● **What you will do**: Drop the images; return everything else in the listing below exactly.

● **Information shown**:
--*--

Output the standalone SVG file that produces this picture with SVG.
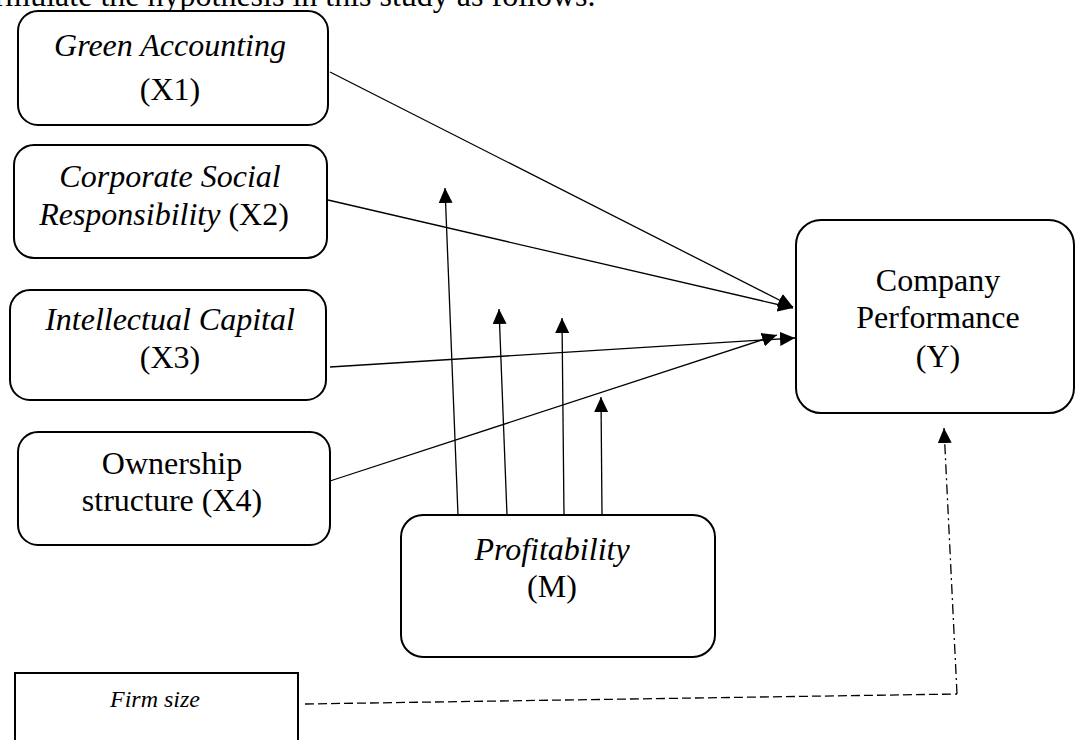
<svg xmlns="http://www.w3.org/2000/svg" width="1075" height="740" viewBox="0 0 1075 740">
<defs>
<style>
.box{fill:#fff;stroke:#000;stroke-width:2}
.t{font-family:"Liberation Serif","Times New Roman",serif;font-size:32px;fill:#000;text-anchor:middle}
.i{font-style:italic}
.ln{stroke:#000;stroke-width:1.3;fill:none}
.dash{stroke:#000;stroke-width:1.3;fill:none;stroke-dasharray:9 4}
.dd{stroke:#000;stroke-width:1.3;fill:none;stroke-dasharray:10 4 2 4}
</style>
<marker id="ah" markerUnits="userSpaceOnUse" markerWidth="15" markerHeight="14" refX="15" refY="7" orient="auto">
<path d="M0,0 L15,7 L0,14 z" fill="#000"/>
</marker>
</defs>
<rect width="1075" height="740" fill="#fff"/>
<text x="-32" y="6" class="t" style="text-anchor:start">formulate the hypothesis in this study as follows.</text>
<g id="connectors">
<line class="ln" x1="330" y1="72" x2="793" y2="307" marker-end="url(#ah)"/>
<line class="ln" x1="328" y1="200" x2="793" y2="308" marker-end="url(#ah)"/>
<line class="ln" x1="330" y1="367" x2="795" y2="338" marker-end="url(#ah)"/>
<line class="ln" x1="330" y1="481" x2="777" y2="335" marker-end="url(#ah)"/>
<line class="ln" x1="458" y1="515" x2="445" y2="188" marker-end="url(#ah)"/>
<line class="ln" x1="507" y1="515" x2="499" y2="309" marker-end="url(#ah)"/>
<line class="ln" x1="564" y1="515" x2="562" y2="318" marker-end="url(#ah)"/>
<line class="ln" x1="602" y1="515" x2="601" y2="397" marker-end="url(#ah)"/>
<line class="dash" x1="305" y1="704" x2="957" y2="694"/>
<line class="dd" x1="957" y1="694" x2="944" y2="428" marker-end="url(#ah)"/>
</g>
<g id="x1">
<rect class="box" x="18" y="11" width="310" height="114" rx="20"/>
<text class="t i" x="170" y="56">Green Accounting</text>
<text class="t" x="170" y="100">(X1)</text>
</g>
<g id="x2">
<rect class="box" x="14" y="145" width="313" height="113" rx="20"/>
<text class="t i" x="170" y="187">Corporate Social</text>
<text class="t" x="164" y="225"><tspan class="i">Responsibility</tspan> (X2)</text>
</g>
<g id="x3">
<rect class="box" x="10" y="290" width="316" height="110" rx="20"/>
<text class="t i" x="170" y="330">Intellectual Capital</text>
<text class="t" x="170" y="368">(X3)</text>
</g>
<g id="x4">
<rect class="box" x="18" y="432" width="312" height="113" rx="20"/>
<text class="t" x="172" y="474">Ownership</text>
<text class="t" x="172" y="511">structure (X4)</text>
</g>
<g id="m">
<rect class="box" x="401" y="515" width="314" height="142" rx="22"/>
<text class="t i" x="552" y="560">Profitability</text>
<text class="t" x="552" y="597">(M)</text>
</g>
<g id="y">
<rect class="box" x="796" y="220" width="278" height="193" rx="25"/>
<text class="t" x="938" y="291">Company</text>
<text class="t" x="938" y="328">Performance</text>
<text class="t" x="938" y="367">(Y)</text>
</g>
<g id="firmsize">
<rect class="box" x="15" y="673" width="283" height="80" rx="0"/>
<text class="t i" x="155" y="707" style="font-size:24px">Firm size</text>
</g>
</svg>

--*--

● **Exercise output**:
Output the standalone SVG file that produces this picture with SVG.
<svg xmlns="http://www.w3.org/2000/svg" width="1075" height="740" viewBox="0 0 1075 740">
<defs>
<style>
.box{fill:#fff;stroke:#000;stroke-width:2}
.t{font-family:"Liberation Serif","Times New Roman",serif;font-size:32px;fill:#000;text-anchor:middle}
.i{font-style:italic}
.ln{stroke:#000;stroke-width:1.3;fill:none}
.dash{stroke:#000;stroke-width:1.3;fill:none;stroke-dasharray:9 4}
.dd{stroke:#000;stroke-width:1.3;fill:none;stroke-dasharray:10 4 2 4}
</style>
<marker id="ah" markerUnits="userSpaceOnUse" markerWidth="15" markerHeight="14" refX="15" refY="7" orient="auto">
<path d="M0,0 L15,7 L0,14 z" fill="#000"/>
</marker>
</defs>
<rect width="1075" height="740" fill="#fff"/>
<text x="-32" y="6" class="t" style="text-anchor:start">formulate the hypothesis in this study as follows.</text>
<g id="connectors">
<line class="ln" x1="330" y1="72" x2="793" y2="307" marker-end="url(#ah)"/>
<line class="ln" x1="328" y1="200" x2="793" y2="308" marker-end="url(#ah)"/>
<line class="ln" x1="330" y1="367" x2="795" y2="338" marker-end="url(#ah)"/>
<line class="ln" x1="330" y1="481" x2="777" y2="335" marker-end="url(#ah)"/>
<line class="ln" x1="458" y1="515" x2="445" y2="188" marker-end="url(#ah)"/>
<line class="ln" x1="507" y1="515" x2="499" y2="309" marker-end="url(#ah)"/>
<line class="ln" x1="564" y1="515" x2="562" y2="318" marker-end="url(#ah)"/>
<line class="ln" x1="602" y1="515" x2="601" y2="397" marker-end="url(#ah)"/>
<line class="dash" x1="305" y1="704" x2="957" y2="694"/>
<line class="dd" x1="957" y1="694" x2="944" y2="428" marker-end="url(#ah)"/>
</g>
<g id="x1">
<rect class="box" x="18" y="11" width="310" height="114" rx="20"/>
<text class="t i" x="170" y="56">Green Accounting</text>
<text class="t" x="170" y="100">(X1)</text>
</g>
<g id="x2">
<rect class="box" x="14" y="145" width="313" height="113" rx="20"/>
<text class="t i" x="170" y="187">Corporate Social</text>
<text class="t" x="164" y="225"><tspan class="i">Responsibility</tspan> (X2)</text>
</g>
<g id="x3">
<rect class="box" x="10" y="290" width="316" height="110" rx="20"/>
<text class="t i" x="170" y="330">Intellectual Capital</text>
<text class="t" x="170" y="368">(X3)</text>
</g>
<g id="x4">
<rect class="box" x="18" y="432" width="312" height="113" rx="20"/>
<text class="t" x="172" y="474">Ownership</text>
<text class="t" x="172" y="511">structure (X4)</text>
</g>
<g id="m">
<rect class="box" x="401" y="515" width="314" height="142" rx="22"/>
<text class="t i" x="552" y="560">Profitability</text>
<text class="t" x="552" y="597">(M)</text>
</g>
<g id="y">
<rect class="box" x="796" y="220" width="278" height="193" rx="25"/>
<text class="t" x="938" y="291">Company</text>
<text class="t" x="938" y="328">Performance</text>
<text class="t" x="938" y="367">(Y)</text>
</g>
<g id="firmsize">
<rect class="box" x="15" y="673" width="283" height="80" rx="0"/>
<text class="t i" x="155" y="707" style="font-size:24px">Firm size</text>
</g>
</svg>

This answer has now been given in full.